* START Recorded data *
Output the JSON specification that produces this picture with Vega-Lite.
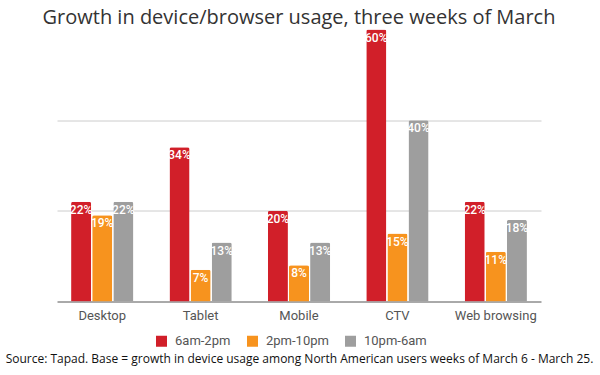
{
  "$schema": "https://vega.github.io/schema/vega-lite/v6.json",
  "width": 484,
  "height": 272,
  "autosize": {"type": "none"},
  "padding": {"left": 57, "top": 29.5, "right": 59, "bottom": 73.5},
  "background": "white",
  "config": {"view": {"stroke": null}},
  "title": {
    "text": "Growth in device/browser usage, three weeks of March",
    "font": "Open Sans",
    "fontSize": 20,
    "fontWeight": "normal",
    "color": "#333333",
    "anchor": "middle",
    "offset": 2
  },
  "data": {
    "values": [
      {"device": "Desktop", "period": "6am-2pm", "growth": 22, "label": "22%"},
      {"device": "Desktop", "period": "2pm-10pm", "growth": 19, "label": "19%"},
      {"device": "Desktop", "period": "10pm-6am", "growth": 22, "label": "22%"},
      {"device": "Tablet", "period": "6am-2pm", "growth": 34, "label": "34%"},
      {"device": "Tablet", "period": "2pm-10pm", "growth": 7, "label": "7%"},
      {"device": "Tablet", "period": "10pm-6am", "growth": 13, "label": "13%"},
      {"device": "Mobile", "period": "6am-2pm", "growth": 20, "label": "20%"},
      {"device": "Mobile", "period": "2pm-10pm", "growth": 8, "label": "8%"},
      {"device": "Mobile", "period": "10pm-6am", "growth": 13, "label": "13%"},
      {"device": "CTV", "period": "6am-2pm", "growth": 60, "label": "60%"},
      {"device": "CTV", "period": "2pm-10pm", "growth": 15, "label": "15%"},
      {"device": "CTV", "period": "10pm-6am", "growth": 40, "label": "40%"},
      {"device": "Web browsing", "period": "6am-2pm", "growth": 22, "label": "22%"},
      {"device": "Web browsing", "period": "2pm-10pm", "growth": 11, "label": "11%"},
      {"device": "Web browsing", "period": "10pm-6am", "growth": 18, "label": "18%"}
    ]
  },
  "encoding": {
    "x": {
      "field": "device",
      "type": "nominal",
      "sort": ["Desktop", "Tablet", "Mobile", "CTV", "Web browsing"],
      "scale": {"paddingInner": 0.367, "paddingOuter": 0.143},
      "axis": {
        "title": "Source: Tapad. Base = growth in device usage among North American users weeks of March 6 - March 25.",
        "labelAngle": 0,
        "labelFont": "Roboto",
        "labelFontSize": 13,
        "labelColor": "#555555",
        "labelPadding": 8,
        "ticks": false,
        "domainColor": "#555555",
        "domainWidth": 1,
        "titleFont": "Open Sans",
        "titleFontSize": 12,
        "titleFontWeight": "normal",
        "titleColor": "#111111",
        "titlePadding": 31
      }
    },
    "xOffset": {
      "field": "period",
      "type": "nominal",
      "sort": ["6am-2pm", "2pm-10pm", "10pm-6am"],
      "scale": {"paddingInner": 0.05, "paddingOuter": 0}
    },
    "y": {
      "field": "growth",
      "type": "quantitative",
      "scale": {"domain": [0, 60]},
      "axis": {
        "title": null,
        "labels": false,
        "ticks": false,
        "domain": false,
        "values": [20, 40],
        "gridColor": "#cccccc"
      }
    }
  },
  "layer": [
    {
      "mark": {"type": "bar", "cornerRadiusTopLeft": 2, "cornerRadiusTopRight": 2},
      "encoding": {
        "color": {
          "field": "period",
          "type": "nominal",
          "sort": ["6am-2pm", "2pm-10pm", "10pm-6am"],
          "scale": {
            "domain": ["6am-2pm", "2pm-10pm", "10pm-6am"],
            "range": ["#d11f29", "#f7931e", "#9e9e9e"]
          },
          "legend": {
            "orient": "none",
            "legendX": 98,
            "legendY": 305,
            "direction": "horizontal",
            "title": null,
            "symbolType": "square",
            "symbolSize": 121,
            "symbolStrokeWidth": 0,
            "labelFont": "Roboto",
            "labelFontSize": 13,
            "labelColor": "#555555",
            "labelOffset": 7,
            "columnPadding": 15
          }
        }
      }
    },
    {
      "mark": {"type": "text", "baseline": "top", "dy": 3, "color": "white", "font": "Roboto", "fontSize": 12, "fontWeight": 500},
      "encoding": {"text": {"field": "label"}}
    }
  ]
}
* END Recorded data *
Requirement.
Copy every line above word for word and exclude the pictures.

Answer for the task.
Output the JSON specification that produces this picture with Vega-Lite.
{
  "$schema": "https://vega.github.io/schema/vega-lite/v6.json",
  "width": 484,
  "height": 272,
  "autosize": {"type": "none"},
  "padding": {"left": 57, "top": 29.5, "right": 59, "bottom": 73.5},
  "background": "white",
  "config": {"view": {"stroke": null}},
  "title": {
    "text": "Growth in device/browser usage, three weeks of March",
    "font": "Open Sans",
    "fontSize": 20,
    "fontWeight": "normal",
    "color": "#333333",
    "anchor": "middle",
    "offset": 2
  },
  "data": {
    "values": [
      {"device": "Desktop", "period": "6am-2pm", "growth": 22, "label": "22%"},
      {"device": "Desktop", "period": "2pm-10pm", "growth": 19, "label": "19%"},
      {"device": "Desktop", "period": "10pm-6am", "growth": 22, "label": "22%"},
      {"device": "Tablet", "period": "6am-2pm", "growth": 34, "label": "34%"},
      {"device": "Tablet", "period": "2pm-10pm", "growth": 7, "label": "7%"},
      {"device": "Tablet", "period": "10pm-6am", "growth": 13, "label": "13%"},
      {"device": "Mobile", "period": "6am-2pm", "growth": 20, "label": "20%"},
      {"device": "Mobile", "period": "2pm-10pm", "growth": 8, "label": "8%"},
      {"device": "Mobile", "period": "10pm-6am", "growth": 13, "label": "13%"},
      {"device": "CTV", "period": "6am-2pm", "growth": 60, "label": "60%"},
      {"device": "CTV", "period": "2pm-10pm", "growth": 15, "label": "15%"},
      {"device": "CTV", "period": "10pm-6am", "growth": 40, "label": "40%"},
      {"device": "Web browsing", "period": "6am-2pm", "growth": 22, "label": "22%"},
      {"device": "Web browsing", "period": "2pm-10pm", "growth": 11, "label": "11%"},
      {"device": "Web browsing", "period": "10pm-6am", "growth": 18, "label": "18%"}
    ]
  },
  "encoding": {
    "x": {
      "field": "device",
      "type": "nominal",
      "sort": ["Desktop", "Tablet", "Mobile", "CTV", "Web browsing"],
      "scale": {"paddingInner": 0.367, "paddingOuter": 0.143},
      "axis": {
        "title": "Source: Tapad. Base = growth in device usage among North American users weeks of March 6 - March 25.",
        "labelAngle": 0,
        "labelFont": "Roboto",
        "labelFontSize": 13,
        "labelColor": "#555555",
        "labelPadding": 8,
        "ticks": false,
        "domainColor": "#555555",
        "domainWidth": 1,
        "titleFont": "Open Sans",
        "titleFontSize": 12,
        "titleFontWeight": "normal",
        "titleColor": "#111111",
        "titlePadding": 31
      }
    },
    "xOffset": {
      "field": "period",
      "type": "nominal",
      "sort": ["6am-2pm", "2pm-10pm", "10pm-6am"],
      "scale": {"paddingInner": 0.05, "paddingOuter": 0}
    },
    "y": {
      "field": "growth",
      "type": "quantitative",
      "scale": {"domain": [0, 60]},
      "axis": {
        "title": null,
        "labels": false,
        "ticks": false,
        "domain": false,
        "values": [20, 40],
        "gridColor": "#cccccc"
      }
    }
  },
  "layer": [
    {
      "mark": {"type": "bar", "cornerRadiusTopLeft": 2, "cornerRadiusTopRight": 2},
      "encoding": {
        "color": {
          "field": "period",
          "type": "nominal",
          "sort": ["6am-2pm", "2pm-10pm", "10pm-6am"],
          "scale": {
            "domain": ["6am-2pm", "2pm-10pm", "10pm-6am"],
            "range": ["#d11f29", "#f7931e", "#9e9e9e"]
          },
          "legend": {
            "orient": "none",
            "legendX": 98,
            "legendY": 305,
            "direction": "horizontal",
            "title": null,
            "symbolType": "square",
            "symbolSize": 121,
            "symbolStrokeWidth": 0,
            "labelFont": "Roboto",
            "labelFontSize": 13,
            "labelColor": "#555555",
            "labelOffset": 7,
            "columnPadding": 15
          }
        }
      }
    },
    {
      "mark": {"type": "text", "baseline": "top", "dy": 3, "color": "white", "font": "Roboto", "fontSize": 12, "fontWeight": 500},
      "encoding": {"text": {"field": "label"}}
    }
  ]
}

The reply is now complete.